* _Short exercise_: Among the lines below, keep only those from the one containing "Reproduce this chart with D3.js." through the one containing "const yTicks = [0, 1000, 2000, 3000, 4000];", and reproduce them exactly.
>> begin Listed entries
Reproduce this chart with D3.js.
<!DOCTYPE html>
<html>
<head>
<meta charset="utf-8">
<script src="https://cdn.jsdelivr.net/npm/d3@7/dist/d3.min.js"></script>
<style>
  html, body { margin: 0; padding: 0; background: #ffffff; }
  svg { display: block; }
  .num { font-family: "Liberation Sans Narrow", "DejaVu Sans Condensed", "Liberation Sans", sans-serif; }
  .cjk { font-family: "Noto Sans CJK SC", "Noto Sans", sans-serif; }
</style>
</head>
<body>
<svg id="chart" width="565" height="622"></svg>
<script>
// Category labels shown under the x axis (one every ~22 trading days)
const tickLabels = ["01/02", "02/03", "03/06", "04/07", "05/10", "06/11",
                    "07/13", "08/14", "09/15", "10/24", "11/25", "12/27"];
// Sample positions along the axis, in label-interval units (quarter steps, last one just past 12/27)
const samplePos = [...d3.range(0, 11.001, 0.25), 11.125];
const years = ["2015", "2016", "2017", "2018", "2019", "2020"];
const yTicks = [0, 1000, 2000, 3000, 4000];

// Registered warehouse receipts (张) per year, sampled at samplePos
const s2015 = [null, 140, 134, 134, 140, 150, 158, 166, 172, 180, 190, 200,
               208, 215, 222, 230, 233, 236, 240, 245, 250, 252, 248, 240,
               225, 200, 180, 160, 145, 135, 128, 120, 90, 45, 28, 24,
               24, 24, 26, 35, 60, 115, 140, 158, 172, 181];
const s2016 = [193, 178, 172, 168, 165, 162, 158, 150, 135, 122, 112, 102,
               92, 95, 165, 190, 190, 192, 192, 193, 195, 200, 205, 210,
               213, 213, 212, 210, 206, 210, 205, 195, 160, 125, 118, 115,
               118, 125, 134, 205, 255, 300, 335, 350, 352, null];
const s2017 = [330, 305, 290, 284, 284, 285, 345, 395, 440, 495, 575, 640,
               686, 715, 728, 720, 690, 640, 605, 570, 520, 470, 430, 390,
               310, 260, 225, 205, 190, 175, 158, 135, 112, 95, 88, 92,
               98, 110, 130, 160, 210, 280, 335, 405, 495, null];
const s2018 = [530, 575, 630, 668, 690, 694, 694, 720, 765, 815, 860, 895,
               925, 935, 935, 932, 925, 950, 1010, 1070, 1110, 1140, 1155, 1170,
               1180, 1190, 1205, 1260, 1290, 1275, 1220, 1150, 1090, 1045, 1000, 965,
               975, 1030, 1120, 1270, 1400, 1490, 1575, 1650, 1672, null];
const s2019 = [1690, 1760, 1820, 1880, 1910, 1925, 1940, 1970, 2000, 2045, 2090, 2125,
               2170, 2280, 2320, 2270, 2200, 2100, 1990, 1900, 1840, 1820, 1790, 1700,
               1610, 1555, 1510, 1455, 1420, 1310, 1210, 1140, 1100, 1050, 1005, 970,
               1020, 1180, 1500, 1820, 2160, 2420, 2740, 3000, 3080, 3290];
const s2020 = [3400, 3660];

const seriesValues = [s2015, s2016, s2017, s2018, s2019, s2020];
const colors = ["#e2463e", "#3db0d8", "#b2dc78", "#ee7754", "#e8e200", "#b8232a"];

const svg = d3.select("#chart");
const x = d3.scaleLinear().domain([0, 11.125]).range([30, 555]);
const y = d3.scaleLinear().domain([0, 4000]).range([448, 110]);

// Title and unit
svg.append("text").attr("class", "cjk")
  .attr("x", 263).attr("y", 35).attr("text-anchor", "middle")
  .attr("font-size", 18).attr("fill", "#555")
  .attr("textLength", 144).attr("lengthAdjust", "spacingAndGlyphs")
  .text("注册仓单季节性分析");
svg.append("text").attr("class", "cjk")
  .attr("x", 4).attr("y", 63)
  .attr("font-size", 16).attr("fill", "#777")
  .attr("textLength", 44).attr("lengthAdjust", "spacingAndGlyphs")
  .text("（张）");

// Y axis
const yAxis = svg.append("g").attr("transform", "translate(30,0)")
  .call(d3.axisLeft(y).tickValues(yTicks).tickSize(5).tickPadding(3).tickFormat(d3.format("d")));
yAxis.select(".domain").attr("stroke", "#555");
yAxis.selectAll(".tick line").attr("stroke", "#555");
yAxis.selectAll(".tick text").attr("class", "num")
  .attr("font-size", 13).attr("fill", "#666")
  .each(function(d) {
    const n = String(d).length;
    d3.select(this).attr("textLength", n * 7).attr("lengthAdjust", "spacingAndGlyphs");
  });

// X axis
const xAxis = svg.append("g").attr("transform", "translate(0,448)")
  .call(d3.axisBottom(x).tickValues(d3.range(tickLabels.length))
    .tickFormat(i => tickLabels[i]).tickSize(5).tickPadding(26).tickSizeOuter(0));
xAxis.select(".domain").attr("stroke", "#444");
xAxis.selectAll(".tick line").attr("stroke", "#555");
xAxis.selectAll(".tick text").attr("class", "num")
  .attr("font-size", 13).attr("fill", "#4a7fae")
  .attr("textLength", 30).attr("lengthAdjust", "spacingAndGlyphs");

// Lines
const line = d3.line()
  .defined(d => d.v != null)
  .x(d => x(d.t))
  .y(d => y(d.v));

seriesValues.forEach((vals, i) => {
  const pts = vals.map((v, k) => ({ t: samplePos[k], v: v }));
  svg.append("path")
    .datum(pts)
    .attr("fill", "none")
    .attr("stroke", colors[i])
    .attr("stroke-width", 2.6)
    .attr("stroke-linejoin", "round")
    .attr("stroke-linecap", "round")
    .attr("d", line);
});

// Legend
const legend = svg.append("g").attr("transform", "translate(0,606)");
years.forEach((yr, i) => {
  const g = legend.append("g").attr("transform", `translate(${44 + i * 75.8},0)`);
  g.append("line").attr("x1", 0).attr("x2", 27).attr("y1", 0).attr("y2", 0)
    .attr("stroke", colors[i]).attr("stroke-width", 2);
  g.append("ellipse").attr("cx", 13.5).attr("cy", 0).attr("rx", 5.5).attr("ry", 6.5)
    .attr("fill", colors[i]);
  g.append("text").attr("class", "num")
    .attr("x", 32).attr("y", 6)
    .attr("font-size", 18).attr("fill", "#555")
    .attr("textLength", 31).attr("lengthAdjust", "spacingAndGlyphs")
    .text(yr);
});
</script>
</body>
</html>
>> end Listed entries
>> begin Listed entries
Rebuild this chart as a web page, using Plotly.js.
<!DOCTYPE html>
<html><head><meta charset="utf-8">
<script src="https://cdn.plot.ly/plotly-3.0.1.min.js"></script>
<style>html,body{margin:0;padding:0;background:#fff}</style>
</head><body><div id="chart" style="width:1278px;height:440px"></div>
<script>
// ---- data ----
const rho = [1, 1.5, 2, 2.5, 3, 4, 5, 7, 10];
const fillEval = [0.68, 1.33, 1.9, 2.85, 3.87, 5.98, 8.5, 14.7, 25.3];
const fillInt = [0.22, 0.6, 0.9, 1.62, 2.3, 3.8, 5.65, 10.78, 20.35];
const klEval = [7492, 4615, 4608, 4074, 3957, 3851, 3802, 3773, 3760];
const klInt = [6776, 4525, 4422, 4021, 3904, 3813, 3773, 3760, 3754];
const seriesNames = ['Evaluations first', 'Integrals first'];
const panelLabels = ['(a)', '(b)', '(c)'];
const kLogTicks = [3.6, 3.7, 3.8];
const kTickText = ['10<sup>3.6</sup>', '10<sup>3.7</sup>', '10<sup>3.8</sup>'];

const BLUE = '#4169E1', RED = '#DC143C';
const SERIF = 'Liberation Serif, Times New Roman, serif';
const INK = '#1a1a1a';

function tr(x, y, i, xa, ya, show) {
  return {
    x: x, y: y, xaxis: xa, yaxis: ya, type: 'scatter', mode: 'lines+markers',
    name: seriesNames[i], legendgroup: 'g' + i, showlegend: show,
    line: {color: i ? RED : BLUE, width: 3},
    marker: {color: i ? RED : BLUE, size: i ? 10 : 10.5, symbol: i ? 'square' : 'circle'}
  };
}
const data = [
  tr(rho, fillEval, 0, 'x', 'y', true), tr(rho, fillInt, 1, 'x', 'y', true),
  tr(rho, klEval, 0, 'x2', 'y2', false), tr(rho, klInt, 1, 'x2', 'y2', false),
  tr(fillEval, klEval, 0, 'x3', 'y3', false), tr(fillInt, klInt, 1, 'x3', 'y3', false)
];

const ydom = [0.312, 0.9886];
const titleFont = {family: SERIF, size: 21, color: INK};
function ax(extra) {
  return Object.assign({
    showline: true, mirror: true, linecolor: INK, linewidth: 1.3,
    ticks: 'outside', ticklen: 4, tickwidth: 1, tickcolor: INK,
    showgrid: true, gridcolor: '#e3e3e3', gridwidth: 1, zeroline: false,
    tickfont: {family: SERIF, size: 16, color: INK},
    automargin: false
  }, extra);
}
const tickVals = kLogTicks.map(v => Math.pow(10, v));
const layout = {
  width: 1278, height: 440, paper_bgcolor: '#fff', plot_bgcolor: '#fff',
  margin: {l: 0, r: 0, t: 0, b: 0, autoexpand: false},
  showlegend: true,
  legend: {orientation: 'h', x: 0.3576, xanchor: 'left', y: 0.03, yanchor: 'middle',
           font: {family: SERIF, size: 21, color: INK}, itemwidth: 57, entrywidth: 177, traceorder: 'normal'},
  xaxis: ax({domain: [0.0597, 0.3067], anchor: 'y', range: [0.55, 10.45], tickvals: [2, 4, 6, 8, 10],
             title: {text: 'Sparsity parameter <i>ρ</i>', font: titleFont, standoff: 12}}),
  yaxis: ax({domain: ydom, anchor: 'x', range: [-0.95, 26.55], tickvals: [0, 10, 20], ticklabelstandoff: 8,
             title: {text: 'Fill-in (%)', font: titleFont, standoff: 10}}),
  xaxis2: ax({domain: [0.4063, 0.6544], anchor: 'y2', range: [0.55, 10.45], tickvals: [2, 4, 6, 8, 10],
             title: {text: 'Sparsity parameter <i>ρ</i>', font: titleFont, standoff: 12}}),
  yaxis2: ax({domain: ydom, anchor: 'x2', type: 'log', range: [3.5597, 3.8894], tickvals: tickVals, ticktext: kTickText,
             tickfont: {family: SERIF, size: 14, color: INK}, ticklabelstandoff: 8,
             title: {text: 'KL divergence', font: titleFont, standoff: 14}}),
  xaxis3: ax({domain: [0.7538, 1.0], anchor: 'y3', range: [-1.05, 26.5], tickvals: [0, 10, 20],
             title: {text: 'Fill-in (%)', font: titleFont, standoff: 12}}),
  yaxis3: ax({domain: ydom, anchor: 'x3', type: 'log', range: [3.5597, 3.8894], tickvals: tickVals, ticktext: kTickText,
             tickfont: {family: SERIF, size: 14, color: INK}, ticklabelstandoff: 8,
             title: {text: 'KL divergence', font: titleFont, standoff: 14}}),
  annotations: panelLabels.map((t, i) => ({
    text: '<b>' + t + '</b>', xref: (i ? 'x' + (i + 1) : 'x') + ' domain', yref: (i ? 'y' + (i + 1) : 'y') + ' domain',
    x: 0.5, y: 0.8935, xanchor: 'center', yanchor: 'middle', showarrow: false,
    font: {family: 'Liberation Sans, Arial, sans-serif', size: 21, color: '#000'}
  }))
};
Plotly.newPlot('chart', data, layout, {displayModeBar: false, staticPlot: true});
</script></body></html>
>> end Listed entries
>> begin Listed entries
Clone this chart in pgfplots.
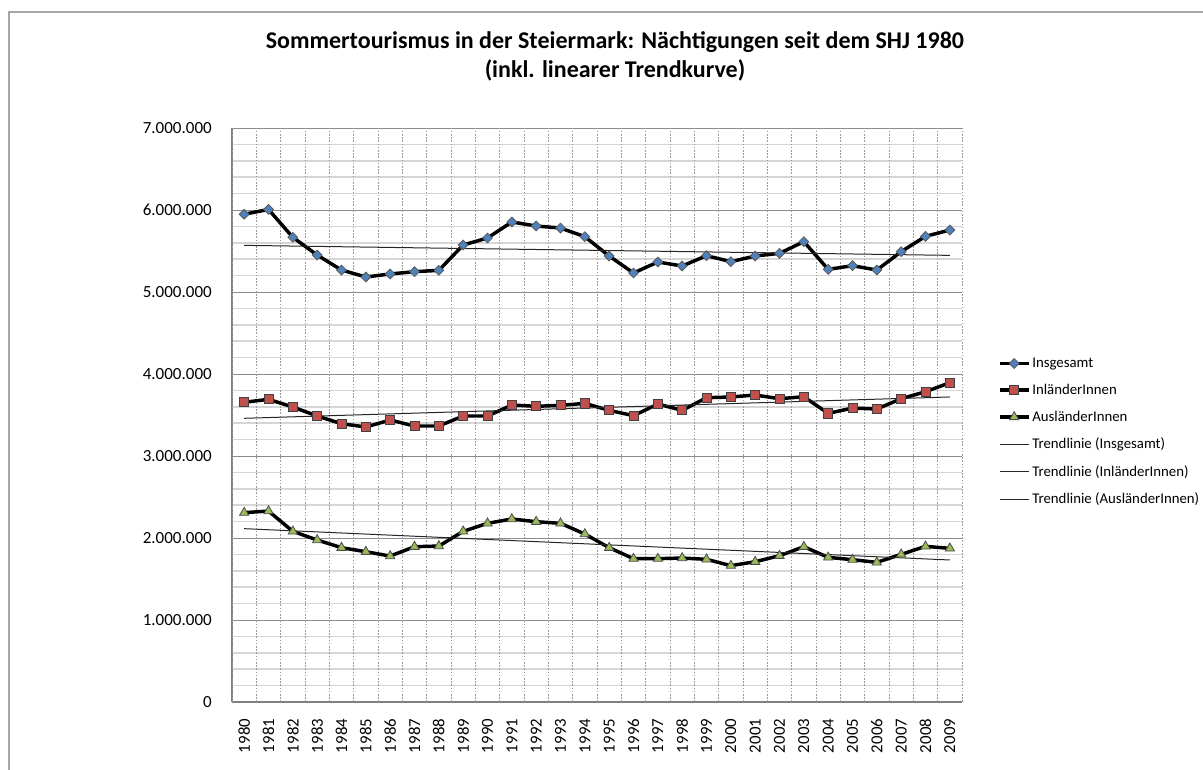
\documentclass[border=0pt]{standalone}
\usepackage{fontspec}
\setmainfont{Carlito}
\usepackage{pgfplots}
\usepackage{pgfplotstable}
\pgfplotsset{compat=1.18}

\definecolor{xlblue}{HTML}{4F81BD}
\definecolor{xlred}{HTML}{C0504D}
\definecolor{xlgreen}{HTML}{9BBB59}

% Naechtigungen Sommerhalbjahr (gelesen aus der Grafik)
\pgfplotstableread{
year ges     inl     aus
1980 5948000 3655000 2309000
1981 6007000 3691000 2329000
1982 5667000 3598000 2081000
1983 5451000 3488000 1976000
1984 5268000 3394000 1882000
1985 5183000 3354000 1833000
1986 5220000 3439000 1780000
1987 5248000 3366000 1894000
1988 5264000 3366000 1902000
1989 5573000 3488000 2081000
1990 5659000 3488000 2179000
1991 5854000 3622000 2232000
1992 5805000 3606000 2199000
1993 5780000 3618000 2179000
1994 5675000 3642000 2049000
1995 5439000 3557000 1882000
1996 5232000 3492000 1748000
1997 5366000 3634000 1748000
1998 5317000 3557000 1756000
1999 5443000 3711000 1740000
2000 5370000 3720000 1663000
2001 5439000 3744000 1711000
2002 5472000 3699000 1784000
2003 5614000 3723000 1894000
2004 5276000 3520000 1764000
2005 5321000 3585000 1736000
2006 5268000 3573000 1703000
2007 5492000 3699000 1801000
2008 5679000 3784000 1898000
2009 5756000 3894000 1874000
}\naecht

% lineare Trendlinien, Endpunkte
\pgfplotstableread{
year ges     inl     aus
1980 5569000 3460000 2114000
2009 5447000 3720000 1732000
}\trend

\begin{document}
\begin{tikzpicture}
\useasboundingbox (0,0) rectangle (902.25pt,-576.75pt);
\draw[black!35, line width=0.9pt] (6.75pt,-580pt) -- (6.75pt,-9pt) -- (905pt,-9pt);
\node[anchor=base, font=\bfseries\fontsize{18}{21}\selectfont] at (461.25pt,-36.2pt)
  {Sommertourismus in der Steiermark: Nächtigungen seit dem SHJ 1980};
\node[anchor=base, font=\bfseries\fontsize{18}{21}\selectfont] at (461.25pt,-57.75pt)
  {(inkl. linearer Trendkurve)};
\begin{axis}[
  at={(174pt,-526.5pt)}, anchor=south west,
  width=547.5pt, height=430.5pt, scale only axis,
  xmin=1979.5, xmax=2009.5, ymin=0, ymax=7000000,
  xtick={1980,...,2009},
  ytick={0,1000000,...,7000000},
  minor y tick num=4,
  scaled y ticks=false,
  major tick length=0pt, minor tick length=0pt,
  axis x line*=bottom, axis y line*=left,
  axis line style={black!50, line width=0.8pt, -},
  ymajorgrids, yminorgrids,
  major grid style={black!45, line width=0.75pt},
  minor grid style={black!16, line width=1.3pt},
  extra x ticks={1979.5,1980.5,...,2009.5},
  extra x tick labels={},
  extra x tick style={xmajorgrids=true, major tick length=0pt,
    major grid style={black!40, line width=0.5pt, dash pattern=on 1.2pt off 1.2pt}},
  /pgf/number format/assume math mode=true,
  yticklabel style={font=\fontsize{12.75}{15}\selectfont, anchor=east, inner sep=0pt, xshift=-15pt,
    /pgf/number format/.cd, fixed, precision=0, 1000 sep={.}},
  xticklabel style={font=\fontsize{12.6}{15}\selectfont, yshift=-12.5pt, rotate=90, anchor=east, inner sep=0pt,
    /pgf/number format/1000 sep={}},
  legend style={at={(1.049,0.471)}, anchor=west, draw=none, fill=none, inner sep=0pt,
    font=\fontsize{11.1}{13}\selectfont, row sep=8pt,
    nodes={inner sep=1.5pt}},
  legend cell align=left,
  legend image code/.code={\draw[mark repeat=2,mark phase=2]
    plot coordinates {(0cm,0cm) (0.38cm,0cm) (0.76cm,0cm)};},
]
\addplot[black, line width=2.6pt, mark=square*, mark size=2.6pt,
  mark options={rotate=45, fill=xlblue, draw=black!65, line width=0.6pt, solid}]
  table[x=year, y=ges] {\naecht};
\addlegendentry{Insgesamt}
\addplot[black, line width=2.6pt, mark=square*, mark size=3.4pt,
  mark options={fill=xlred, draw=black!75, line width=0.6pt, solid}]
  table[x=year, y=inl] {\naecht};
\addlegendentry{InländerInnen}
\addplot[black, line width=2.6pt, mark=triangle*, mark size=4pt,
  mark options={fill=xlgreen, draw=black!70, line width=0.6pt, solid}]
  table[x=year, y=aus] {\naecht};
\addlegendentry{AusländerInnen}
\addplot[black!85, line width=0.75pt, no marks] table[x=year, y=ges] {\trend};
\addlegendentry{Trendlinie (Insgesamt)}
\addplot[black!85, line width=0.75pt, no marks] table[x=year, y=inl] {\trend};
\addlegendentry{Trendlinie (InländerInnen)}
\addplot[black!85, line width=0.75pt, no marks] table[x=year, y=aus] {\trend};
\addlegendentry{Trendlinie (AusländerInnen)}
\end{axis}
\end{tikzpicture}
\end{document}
>> end Listed entries
* _Final result_:
Reproduce this chart with D3.js.
<!DOCTYPE html>
<html>
<head>
<meta charset="utf-8">
<script src="https://cdn.jsdelivr.net/npm/d3@7/dist/d3.min.js"></script>
<style>
  html, body { margin: 0; padding: 0; background: #ffffff; }
  svg { display: block; }
  .num { font-family: "Liberation Sans Narrow", "DejaVu Sans Condensed", "Liberation Sans", sans-serif; }
  .cjk { font-family: "Noto Sans CJK SC", "Noto Sans", sans-serif; }
</style>
</head>
<body>
<svg id="chart" width="565" height="622"></svg>
<script>
// Category labels shown under the x axis (one every ~22 trading days)
const tickLabels = ["01/02", "02/03", "03/06", "04/07", "05/10", "06/11",
                    "07/13", "08/14", "09/15", "10/24", "11/25", "12/27"];
// Sample positions along the axis, in label-interval units (quarter steps, last one just past 12/27)
const samplePos = [...d3.range(0, 11.001, 0.25), 11.125];
const years = ["2015", "2016", "2017", "2018", "2019", "2020"];
const yTicks = [0, 1000, 2000, 3000, 4000];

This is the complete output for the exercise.